NEW ORLEANS, May 17, 2023 – Industry leaders disagreed on whether the National Telecommunication and Information Administration’s $1 billion Middle Mile program will be enough to deploy all the necessary infrastructure to connect Americans, speaking at a Broadband Breakfast event at the Connect (X) conference on May 10.
Although the Infrastructure Investment and Jobs Act allocates only $1 billion to middle mile broadband deployment, other federal investments will address the funding gaps, said Telecommunications Industry Association Vice President of Government Affairs Melissa Newman.
Applications for the Middle Mile program were due on September 30, 2022. NTIA has not yet announced the winners, but agency officials have said that they will do so this Spring, or by June 21, 2023.
The NTIA is set to announce the amount of $42.5 billion funds that it will award to each state through the Broadband Equity, Access and Deployment program by June 30, 2023. The money will be used to connect unserved and underserved homes through “last mile” services, or broadband connections to the home.
But, in addition to the $1 billion through the Middle Mile program, the BEAD program can make up for the gaps in middle mile deployment if $1 billion proves inadequate.
Middle mile is the infrastructure that runs between communities and connects the internet backbone to last mile builds. Last mile connections then hook up homes and businesses.
Will $1 billion be enough?
There is simply not enough money in the Middle Mile program, said Drew Colbow, director of operational strategy at wireless and fiber infrastructure provider Crown Castle. The ideal investment in middle mile would be between up to $7 billion, he said.
Lawmakers in California invested an additional $3.25 billion in middle mile investments in July of 2021 to its open access, state-owned middle mile network. In fact, most of the American Rescue Plan Act funds in California went to the state’s middle mile initiative, said Joshua Broder, CEO of telecommunications consultant and fiber construction company Tilson.
Federal agencies have a history in investing in middle mile, said panelists. The Broadband Technology Opportunities Program, a key part of the $7.2 billion in federal investment under the American Recovery and Reinvestment Act of 2009, invested over the bulk of its money into more than 1,600 miles of middle mile infrastructure.
Mapping middle mile investment may prove to be a challenge, panelists said.
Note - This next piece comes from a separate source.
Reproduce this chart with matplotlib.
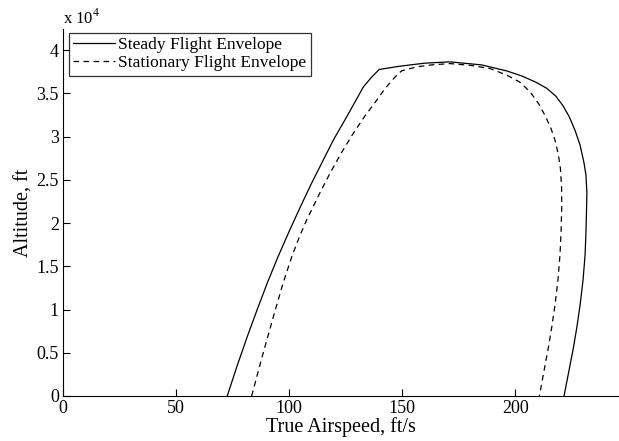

Although the NTIA will release the names and locations of its awardees, identifying the locations of other, privately-funding middle mile projects may be more difficult.
State broadband officials may be able to help in coordinating between last-mile and middle-mile project builders, said Veneeth Iyengar, Executive Director of ConnectLA, the state broadband office for Louisiana.
Also participating on the panel was Paul Challoner, vice president for network product solutions at Ericsson, who addressed the critical importance of bringing middle mile deployments to cell towers.